■ STATED EXERCISE: Identify, in the records below, every line where the string "script" appears, and copy each such line.

■ ROWS:
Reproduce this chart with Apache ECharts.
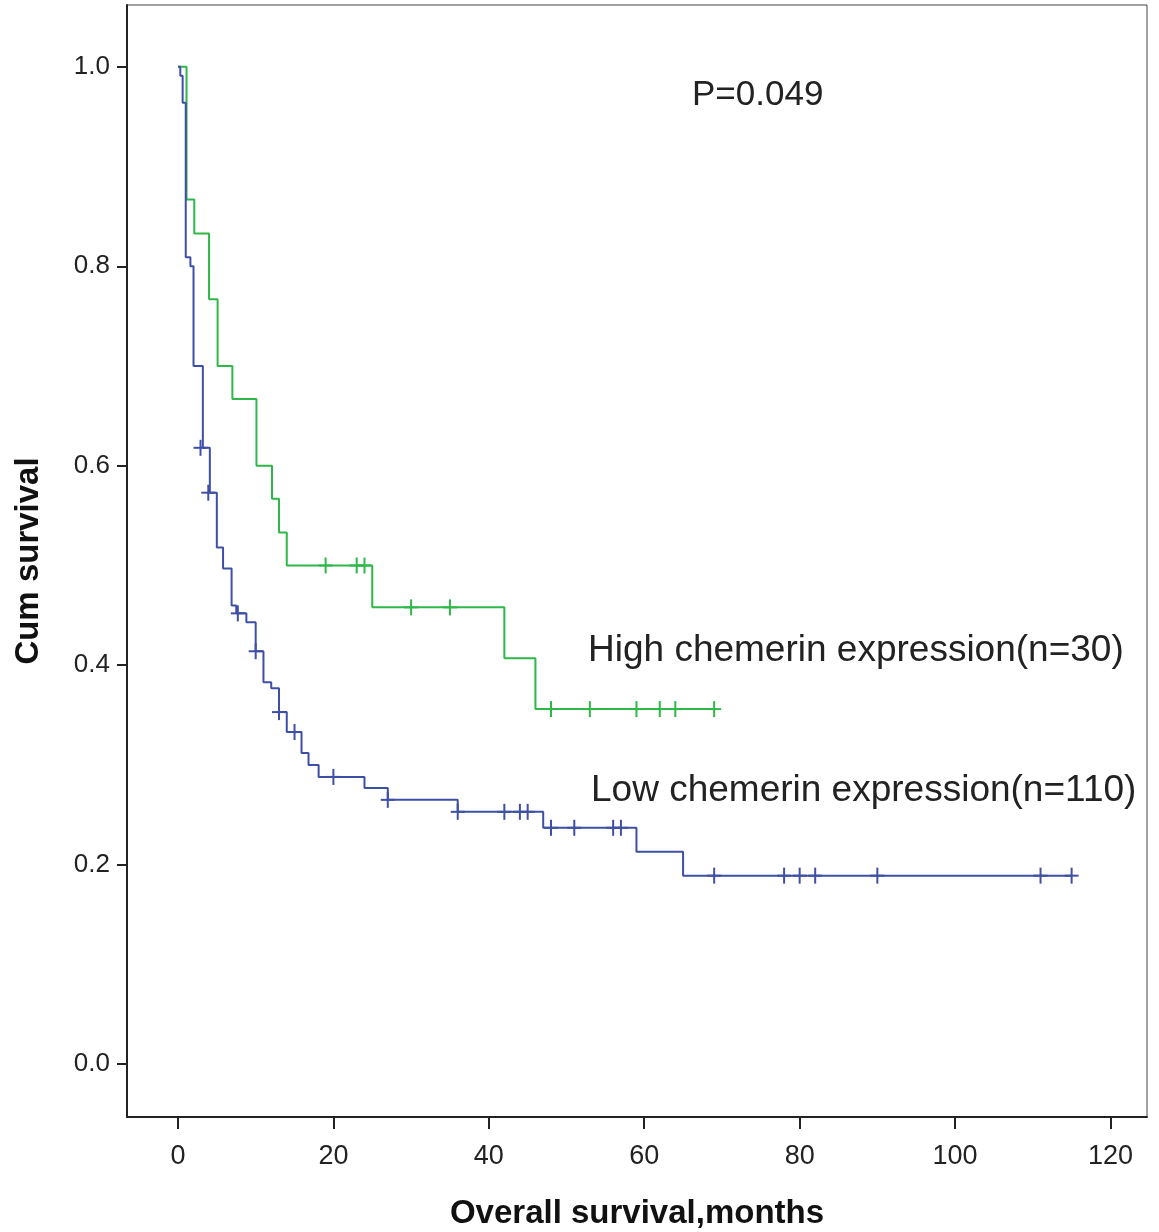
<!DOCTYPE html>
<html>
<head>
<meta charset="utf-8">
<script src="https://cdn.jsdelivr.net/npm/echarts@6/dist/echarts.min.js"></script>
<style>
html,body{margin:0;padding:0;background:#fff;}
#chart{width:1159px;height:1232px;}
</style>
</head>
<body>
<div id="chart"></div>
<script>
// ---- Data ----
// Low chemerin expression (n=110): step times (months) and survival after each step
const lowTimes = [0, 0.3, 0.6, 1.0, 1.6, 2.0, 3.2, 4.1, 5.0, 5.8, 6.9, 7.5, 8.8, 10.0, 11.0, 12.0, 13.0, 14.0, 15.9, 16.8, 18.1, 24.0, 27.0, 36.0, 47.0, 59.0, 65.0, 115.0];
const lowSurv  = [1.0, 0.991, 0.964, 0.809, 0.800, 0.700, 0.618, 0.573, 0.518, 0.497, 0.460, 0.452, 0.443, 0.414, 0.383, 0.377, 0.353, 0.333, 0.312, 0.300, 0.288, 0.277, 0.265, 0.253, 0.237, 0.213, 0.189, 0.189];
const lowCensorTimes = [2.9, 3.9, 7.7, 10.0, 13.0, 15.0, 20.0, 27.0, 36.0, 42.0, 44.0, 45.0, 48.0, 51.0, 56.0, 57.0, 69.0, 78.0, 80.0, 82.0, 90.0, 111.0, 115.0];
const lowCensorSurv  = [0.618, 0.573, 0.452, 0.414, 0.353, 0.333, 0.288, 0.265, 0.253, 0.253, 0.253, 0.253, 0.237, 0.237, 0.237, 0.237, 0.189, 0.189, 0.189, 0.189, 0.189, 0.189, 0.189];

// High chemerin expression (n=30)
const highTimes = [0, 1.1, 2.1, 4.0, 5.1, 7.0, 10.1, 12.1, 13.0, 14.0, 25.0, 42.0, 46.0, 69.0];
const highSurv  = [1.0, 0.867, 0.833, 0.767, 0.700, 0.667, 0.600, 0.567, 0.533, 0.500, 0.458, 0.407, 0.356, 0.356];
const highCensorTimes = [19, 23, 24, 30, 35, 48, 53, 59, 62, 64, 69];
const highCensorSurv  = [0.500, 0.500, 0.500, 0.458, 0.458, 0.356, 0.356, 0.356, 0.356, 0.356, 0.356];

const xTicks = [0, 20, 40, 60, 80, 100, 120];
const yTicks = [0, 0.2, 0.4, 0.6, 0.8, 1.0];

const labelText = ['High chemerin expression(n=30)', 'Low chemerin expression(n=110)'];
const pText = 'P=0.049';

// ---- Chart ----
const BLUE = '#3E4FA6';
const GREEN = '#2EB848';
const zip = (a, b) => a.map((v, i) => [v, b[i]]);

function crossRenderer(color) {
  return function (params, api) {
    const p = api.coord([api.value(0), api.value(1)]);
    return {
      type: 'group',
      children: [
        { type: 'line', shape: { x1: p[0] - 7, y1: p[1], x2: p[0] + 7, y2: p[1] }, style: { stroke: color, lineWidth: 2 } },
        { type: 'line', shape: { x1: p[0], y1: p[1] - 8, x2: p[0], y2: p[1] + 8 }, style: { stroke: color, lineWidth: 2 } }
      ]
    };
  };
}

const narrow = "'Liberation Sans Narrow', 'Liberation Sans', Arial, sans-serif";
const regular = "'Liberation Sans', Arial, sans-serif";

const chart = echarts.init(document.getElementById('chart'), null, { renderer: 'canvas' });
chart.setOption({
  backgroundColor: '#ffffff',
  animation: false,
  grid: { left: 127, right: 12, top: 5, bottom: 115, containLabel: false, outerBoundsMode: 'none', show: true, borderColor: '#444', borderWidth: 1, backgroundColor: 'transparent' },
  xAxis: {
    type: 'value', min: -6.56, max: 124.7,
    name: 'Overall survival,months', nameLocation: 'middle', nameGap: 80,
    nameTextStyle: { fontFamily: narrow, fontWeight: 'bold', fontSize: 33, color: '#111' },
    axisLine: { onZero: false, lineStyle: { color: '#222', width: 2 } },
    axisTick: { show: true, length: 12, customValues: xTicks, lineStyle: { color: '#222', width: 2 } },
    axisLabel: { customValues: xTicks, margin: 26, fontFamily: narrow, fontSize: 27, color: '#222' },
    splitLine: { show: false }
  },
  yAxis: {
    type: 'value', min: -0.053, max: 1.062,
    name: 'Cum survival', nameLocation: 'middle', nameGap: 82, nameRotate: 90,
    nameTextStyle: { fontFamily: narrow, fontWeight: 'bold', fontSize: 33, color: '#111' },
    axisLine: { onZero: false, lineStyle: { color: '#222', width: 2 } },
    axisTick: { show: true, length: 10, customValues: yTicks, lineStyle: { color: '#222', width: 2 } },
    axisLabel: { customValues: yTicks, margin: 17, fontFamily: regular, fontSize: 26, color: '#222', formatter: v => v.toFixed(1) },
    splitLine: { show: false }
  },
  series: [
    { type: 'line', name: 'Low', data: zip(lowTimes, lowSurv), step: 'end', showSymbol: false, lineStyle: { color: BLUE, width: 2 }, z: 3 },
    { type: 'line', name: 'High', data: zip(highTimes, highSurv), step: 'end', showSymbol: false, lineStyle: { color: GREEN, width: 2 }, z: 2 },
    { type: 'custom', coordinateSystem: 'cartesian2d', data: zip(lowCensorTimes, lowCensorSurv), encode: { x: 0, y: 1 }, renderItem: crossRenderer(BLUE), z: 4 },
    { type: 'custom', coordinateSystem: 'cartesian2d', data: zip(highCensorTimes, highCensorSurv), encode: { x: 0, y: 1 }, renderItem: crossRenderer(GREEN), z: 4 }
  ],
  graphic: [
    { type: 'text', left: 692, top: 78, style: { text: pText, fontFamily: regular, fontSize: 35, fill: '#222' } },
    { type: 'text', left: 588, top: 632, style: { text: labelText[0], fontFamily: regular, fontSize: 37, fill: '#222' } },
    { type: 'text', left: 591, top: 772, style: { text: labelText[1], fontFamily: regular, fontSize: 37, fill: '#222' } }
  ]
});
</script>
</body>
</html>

...

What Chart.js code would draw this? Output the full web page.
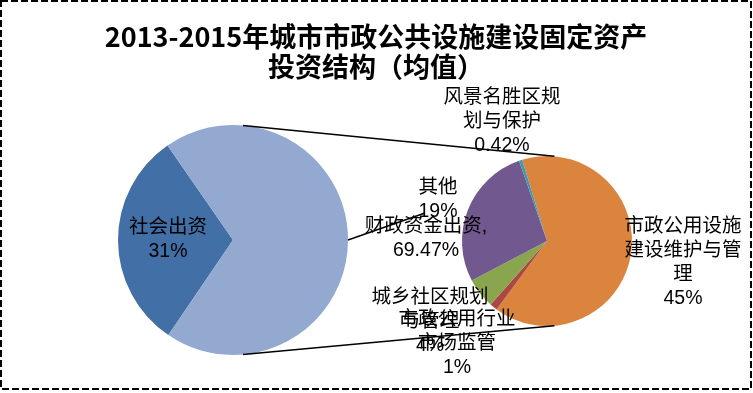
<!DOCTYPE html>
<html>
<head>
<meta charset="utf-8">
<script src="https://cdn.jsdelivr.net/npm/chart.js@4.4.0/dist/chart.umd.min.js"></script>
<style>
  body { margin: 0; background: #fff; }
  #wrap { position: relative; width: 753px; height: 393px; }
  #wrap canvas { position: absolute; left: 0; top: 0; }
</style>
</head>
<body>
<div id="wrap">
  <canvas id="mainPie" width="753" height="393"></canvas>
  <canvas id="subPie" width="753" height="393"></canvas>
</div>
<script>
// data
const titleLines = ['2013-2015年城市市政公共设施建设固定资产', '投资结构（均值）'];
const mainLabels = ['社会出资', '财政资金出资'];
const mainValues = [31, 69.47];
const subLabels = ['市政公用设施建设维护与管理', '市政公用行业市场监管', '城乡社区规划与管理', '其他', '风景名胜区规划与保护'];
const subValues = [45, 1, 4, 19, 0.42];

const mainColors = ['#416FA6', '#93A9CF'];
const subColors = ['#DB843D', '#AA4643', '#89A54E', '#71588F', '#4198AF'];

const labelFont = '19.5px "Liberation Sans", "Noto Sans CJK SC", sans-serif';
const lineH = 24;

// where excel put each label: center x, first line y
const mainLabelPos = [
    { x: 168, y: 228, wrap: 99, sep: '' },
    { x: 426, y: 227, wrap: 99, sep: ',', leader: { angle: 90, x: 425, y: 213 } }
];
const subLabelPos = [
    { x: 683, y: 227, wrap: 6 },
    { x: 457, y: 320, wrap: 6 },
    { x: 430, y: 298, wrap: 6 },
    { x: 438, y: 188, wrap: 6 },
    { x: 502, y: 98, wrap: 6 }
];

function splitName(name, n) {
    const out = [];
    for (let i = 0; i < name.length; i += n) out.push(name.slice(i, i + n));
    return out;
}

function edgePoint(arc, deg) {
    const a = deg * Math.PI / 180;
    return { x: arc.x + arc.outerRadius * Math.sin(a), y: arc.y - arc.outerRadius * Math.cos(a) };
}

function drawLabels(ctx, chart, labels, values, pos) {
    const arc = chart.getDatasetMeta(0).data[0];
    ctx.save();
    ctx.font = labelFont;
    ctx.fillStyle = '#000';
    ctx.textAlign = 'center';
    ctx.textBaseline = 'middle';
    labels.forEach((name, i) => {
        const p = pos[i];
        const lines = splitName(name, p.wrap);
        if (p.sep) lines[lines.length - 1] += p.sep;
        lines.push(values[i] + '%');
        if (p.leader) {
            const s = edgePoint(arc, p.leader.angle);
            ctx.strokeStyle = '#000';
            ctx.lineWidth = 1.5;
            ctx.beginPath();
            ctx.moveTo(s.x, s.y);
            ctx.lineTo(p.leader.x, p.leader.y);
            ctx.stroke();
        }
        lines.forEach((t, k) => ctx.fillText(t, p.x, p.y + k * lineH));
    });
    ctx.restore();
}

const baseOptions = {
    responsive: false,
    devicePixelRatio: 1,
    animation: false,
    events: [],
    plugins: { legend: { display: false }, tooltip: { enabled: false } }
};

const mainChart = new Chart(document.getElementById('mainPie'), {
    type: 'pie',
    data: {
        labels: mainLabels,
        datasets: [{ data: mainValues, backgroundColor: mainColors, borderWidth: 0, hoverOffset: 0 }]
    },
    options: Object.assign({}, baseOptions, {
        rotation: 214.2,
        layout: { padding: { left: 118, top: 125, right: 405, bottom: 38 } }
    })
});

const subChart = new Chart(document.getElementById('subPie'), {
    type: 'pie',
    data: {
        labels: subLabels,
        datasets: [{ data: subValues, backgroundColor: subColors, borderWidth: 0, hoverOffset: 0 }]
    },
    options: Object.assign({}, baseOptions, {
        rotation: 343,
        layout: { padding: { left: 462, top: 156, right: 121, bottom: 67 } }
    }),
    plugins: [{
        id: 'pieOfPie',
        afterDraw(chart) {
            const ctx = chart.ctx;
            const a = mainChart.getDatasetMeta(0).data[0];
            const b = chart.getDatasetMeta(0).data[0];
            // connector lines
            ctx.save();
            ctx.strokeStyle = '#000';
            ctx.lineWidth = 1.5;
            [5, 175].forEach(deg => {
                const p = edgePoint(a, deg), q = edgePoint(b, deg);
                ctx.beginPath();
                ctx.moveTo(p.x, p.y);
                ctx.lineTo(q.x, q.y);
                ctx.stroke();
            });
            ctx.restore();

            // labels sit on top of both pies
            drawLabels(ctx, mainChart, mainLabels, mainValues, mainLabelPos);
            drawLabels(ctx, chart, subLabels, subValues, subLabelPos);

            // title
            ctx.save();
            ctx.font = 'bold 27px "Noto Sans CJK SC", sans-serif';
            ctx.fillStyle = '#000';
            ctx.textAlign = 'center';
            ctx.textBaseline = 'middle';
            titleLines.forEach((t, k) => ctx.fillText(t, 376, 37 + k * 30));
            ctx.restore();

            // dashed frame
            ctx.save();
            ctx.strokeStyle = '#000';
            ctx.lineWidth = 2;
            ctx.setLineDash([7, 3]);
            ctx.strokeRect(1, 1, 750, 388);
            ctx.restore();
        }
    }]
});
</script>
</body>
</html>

==

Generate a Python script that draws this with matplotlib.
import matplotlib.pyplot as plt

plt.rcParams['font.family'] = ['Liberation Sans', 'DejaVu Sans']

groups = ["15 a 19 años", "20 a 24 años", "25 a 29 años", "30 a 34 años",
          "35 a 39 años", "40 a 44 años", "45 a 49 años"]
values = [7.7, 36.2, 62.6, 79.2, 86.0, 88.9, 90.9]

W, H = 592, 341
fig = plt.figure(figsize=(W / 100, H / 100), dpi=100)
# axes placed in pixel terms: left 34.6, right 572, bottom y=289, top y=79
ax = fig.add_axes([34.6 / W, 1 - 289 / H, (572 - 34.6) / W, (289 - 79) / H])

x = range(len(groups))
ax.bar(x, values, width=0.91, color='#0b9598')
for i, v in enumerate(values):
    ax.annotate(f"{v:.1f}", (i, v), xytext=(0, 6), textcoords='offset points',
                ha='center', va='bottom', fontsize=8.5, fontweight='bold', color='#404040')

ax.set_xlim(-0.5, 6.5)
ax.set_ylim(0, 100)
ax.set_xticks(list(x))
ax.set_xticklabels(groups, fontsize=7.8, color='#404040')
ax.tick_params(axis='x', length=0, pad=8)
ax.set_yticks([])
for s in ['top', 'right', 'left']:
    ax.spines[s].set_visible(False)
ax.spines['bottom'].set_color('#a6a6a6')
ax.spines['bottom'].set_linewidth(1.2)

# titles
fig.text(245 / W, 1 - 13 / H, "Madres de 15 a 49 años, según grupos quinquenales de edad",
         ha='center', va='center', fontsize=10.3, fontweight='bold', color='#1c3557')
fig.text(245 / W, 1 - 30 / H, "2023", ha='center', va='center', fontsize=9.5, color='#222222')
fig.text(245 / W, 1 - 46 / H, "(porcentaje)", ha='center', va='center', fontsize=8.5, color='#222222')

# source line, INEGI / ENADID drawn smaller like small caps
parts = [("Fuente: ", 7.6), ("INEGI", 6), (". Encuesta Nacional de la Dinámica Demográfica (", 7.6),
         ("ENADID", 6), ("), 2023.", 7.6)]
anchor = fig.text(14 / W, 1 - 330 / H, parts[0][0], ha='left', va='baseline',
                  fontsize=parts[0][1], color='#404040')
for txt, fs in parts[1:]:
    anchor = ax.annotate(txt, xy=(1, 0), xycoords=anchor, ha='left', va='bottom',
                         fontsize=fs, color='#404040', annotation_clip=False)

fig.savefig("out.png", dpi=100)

■ EXERCISE ANSWER:
<script src="https://cdn.jsdelivr.net/npm/echarts@6/dist/echarts.min.js"></script>
<script>
</script>
<script src="https://cdn.jsdelivr.net/npm/chart.js@4.4.0/dist/chart.umd.min.js"></script>
<script>
</script>
Generate a Python script that draws this with matplotlib.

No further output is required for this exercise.